Many from the million-strong Muslim minority are denied citizenship, voting and work rights and reviled as imposters in overwhelmingly Buddhist Myanmar.
More than 120,000 have been displaced, many to squalid displacement camps in western Rakhine state, after fleeing violence stirred by Buddhist nationalists in 2012.
Thousands have fled to other Southeast Asian countries on rickety boats in search of better lives, only to drown or fall victim to human traffickers.
In June, the UN said the Rohingya suffered entrenched discrimination so deep it may amount to crimes against humanity.
“This is not just a question of the Rohingya community’s right to self-identify,” Ban told a press conference alongside Myanmar’s de facto leader Aung San Suu Kyi.
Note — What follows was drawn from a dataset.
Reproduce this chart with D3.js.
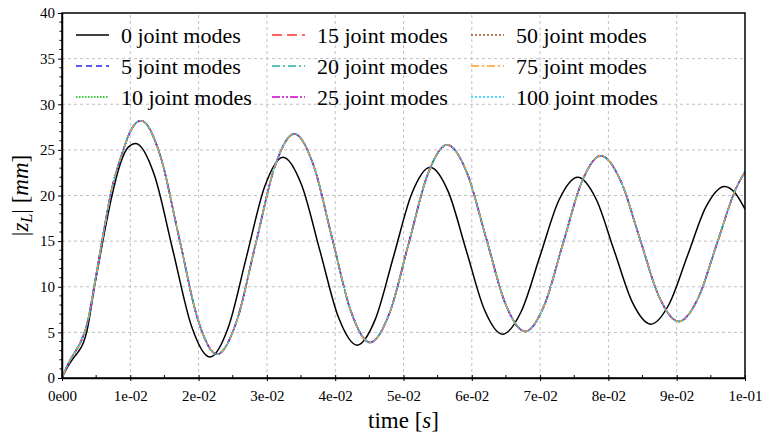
<!DOCTYPE html>
<html>
<head>
<meta charset="utf-8">
<script src="https://cdn.jsdelivr.net/npm/d3@7"></script>
</head>
<body style="margin:0">
<svg id="chart" width="762" height="437" font-family="Times New Roman"></svg>
<script>
// ---------------- data ----------------
const xTickValues = [0, 0.01, 0.02, 0.03, 0.04, 0.05, 0.06, 0.07, 0.08, 0.09, 0.1];
const xTickLabels = ["0e00", "1e-02", "2e-02", "3e-02", "4e-02", "5e-02", "6e-02", "7e-02", "8e-02", "9e-02", "1e-01"];
const yTickValues = [0, 5, 10, 15, 20, 25, 30, 35, 40];
const yTickLabels = ["0", "5", "10", "15", "20", "25", "30", "35", "40"];

const seriesNames = ["0 joint modes", "5 joint modes", "10 joint modes", "15 joint modes",
  "20 joint modes", "25 joint modes", "50 joint modes", "75 joint modes", "100 joint modes"];

// 0 joint modes (black)
const timeRigid = [0, 0.0008, 0.0017, 0.0025, 0.0031, 0.0036, 0.0048, 0.0060, 0.0072, 0.0085, 0.0097, 0.0108,
  0.01351, 0.01623, 0.01894, 0.02165,
  0.02433, 0.0270, 0.02968, 0.03236,
  0.03507, 0.03778, 0.04049, 0.0432,
  0.04588, 0.04855, 0.05123, 0.0539,
  0.05655, 0.0592, 0.06185, 0.0645,
  0.06725, 0.0700, 0.07275, 0.0755,
  0.07818, 0.08085, 0.08353, 0.0862,
  0.0889, 0.0916, 0.0943, 0.0970,
  0.0985, 0.1];
const zRigid = [0, 1.2, 2.2, 3.0, 3.8, 5.0, 10.2, 15.1, 19.6, 23.4, 25.3, 25.7,
  22.27, 14.0, 5.73, 2.3,
  5.51, 13.25, 20.99, 24.2,
  21.18, 13.9, 6.62, 3.6,
  6.45, 13.35, 20.25, 23.1,
  20.42, 13.95, 7.48, 4.8,
  7.32, 13.4, 19.48, 22.0,
  19.64, 13.95, 8.26, 5.9,
  8.11, 13.45, 18.79, 21.0,
  20.33, 18.5];

// 5 ... 100 joint modes (visually coincident)
const timeModes = [0, 0.0008, 0.0017, 0.0025, 0.0031, 0.0036, 0.0048, 0.0060, 0.0072, 0.0088, 0.0102, 0.01157,
  0.01435, 0.01714, 0.01992, 0.0227,
  0.02553, 0.02835, 0.03118, 0.0340,
  0.03678, 0.03955, 0.04233, 0.0451,
  0.04793, 0.05075, 0.05358, 0.0564,
  0.05925, 0.0621, 0.06495, 0.0678,
  0.07058, 0.07335, 0.07613, 0.0789,
  0.08175, 0.0846, 0.08745, 0.0903,
  0.0931, 0.0959, 0.0987, 0.1];
const zModes = [0, 1.4, 2.6, 3.6, 4.6, 5.7, 10.4, 15.6, 20.4, 24.6, 27.3, 28.2,
  24.45, 15.4, 6.35, 2.6,
  6.14, 14.68, 23.21, 26.75,
  23.4, 15.33, 7.25, 3.9,
  7.07, 14.73, 22.38, 25.55,
  22.56, 15.33, 8.09, 5.1,
  7.92, 14.73, 21.53, 24.35,
  21.69, 15.28, 8.86, 6.2,
  8.7, 14.75, 20.8, 22.6];

// ---------------- styles ----------------
const styles = [
  { color: "#000000", dash: null, width: 1.5 },
  { color: "#2424ee", dash: "6,4", width: 1.5 },
  { color: "#00b400", dash: "1.5,1.5", width: 1.5 },
  { color: "#ff3030", dash: "10,5", width: 1.5 },
  { color: "#20b2aa", dash: "8,3,2,3", width: 1.5 },
  { color: "#cc00cc", dash: "8,2,2,2,2,2", width: 1.5 },
  { color: "#a0522d", dash: "2,2", width: 1.5 },
  { color: "#ff9922", dash: "8,3,2,3", width: 1.5 },
  { color: "#22c8ff", dash: "2,2", width: 1.5 }
];

const FONT = "Times New Roman";
function serif(sel) { return sel.attr("font-family", FONT); }

const svg = d3.select("#chart");
const W = 762, H = 437;
const m = { left: 62, right: 17, top: 13, bottom: 59 };

const x = d3.scaleLinear().domain([0, 0.1]).range([m.left, W - m.right]);
const y = d3.scaleLinear().domain([0, 40]).range([H - m.bottom, m.top]);

svg.append("rect").attr("width", W).attr("height", H).attr("fill", "#fff");

svg.append("clipPath").attr("id", "clip").append("rect")
  .attr("x", x(0)).attr("y", y(40)).attr("width", x(0.1) - x(0)).attr("height", y(0) - y(40));

// grid
const grid = svg.append("g");
grid.selectAll("line.gx").data(xTickValues.slice(1, -1)).join("line")
  .attr("x1", d => x(d)).attr("x2", d => x(d)).attr("y1", y(0)).attr("y2", y(40))
  .attr("stroke", "#c0c0c0").attr("stroke-width", 1).attr("stroke-dasharray", "3,3");
grid.selectAll("line.gy").data(yTickValues.slice(1, -1)).join("line")
  .attr("x1", x(0)).attr("x2", x(0.1)).attr("y1", d => y(d)).attr("y2", d => y(d))
  .attr("stroke", "#c0c0c0").attr("stroke-width", 1).attr("stroke-dasharray", "3,3");

// lines
const line = d3.line().x(d => x(d[0])).y(d => y(d[1])).curve(d3.curveMonotoneX);
const rigidPts = timeRigid.map((t, i) => [t, zRigid[i]]);
const modePts = timeModes.map((t, i) => [t, zModes[i]]);
const gLines = svg.append("g").attr("clip-path", "url(#clip)");
seriesNames.forEach((name, i) => {
  const s = styles[i];
  gLines.append("path")
    .attr("d", line(i === 0 ? rigidPts : modePts))
    .attr("fill", "none")
    .attr("stroke", s.color)
    .attr("stroke-width", s.width)
    .attr("stroke-dasharray", s.dash);
});

// frame
svg.append("rect")
  .attr("x", x(0)).attr("y", y(40)).attr("width", x(0.1) - x(0)).attr("height", y(0) - y(40))
  .attr("fill", "none").attr("stroke", "#000").attr("stroke-width", 1.5);

// x axis
const xAxis = d3.axisBottom(x).tickValues(xTickValues)
  .tickFormat((d, i) => xTickLabels[i]).tickSizeInner(3).tickSizeOuter(0).tickPadding(9);
const gx = svg.append("g").attr("transform", `translate(0,${y(0)})`).call(xAxis);
gx.attr("font-family", FONT).attr("font-size", 15);
gx.select(".domain").attr("stroke", "#000").attr("stroke-width", 1.5);
gx.selectAll(".tick line").attr("y1", -3).attr("y2", 3).attr("stroke-width", 1);
serif(gx.selectAll(".tick text").attr("fill", "#000").attr("font-size", 15));
const xMinor = d3.range(0, 10).map(i => xTickValues[i] + 0.005);
gx.selectAll("line.minor").data(xMinor).join("line").attr("class", "minor")
  .attr("x1", d => x(d)).attr("x2", d => x(d)).attr("y1", 0).attr("y2", -3)
  .attr("stroke", "#000").attr("stroke-width", 1);

// y axis
const yAxis = d3.axisLeft(y).tickValues(yTickValues)
  .tickFormat((d, i) => yTickLabels[i]).tickSizeInner(4).tickSizeOuter(0).tickPadding(3);
const gy = svg.append("g").attr("transform", `translate(${x(0)},0)`).call(yAxis);
gy.attr("font-family", FONT).attr("font-size", 15);
gy.select(".domain").attr("stroke", "#000").attr("stroke-width", 1.5);
gy.selectAll(".tick line").attr("stroke-width", 1);
serif(gy.selectAll(".tick text").attr("fill", "#000").attr("font-size", 15));
const yMinor = d3.range(0, 41).filter(v => v % 5 !== 0);
gy.selectAll("line.minor").data(yMinor).join("line").attr("class", "minor")
  .attr("x1", 0).attr("x2", -2.5).attr("y1", d => y(d)).attr("y2", d => y(d))
  .attr("stroke", "#000").attr("stroke-width", 1);

// axis labels
const xl = serif(svg.append("text").attr("x", (x(0) + x(0.1)) / 2).attr("y", 428)
  .attr("text-anchor", "middle").attr("font-size", 23));
xl.append("tspan").text("time ");
xl.append("tspan").text("[");
xl.append("tspan").attr("font-style", "italic").text("s");
xl.append("tspan").text("]");

const yl = serif(svg.append("text")
  .attr("transform", `translate(28,${(y(0) + y(40)) / 2}) rotate(-90)`)
  .attr("text-anchor", "middle").attr("font-size", 23));
yl.append("tspan").text("|");
yl.append("tspan").attr("font-style", "italic").text("z");
yl.append("tspan").attr("font-style", "italic").attr("font-size", 16).attr("dy", 4).text("L");
yl.append("tspan").attr("dy", -4).text("| [");
yl.append("tspan").attr("font-style", "italic").text("mm");
yl.append("tspan").text("]");

// legend
const legCols = [76, 272, 471];
const legRows = [35, 66, 97];
seriesNames.forEach((name, i) => {
  const cx = legCols[Math.floor(i / 3)];
  const cy = legRows[i % 3];
  const s = styles[i];
  svg.append("line").attr("x1", cx).attr("x2", cx + 33).attr("y1", cy).attr("y2", cy)
    .attr("stroke", s.color).attr("stroke-width", s.width).attr("stroke-dasharray", s.dash);
  serif(svg.append("text").attr("x", cx + 45).attr("y", cy + 8).attr("font-size", 22)).text(name);
});
</script>
</body>
</html>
“People who have been living for generations in this country should enjoy the same legal status and citizenship as everyone else.”
His comments come as Myanmar’s new civilian government is seeking to tackle the seemingly intractable issue that has dogged Nobel laureate Suu Kyi for years.
Even the word Rohingya has become loaded — with Buddhist nationalists having staged protests across the country against using the term. They instead label the group “Bengalis” and cast them as illegal immigrants from neighbouring Bangladesh.
The veteran democracy activist has come under fire from international rights groups for failing to address the plight of the Rohingya, as she seeks to avoid stoking further unrest over the sensitive issue.
Last week, the government announced it would set up an advisory panel chaired by former UN secretary general Kofi Annan to find “lasting solutions to the complex and delicate issues in the Rakhine State”.
His appointment has triggered a backlash from nationalists, including the local Arakan National Party, who denounced what they saw as foreign meddling.
Ban said he would support his predecessor’s work in Rakhine and work with Myanmar’s central authorities to tackle the Rohingya issue.
“The situation is complex (in Rakhine) and the government has assured me of their commitment to address the roots of the problem,” he said.
“All of Myanmar’s people, of every ethnicity and background, should be able to live in equality and harmony side by side with their neighbours.”
Ban’s speech comes on the eve of the opening of the new government’s flagship peace conference to broker a deal with the country’s warring ethnic minorities.
The five-day gathering is Suu Kyi’s first big drive to end multiple insurgencies that have raged in Myanmar’s borderlands since independence in 1948.
Organisers have been pushing for a unilateral ceasefire, but hopes have been shattered by renewed outbreaks of fighting, according to negotiators.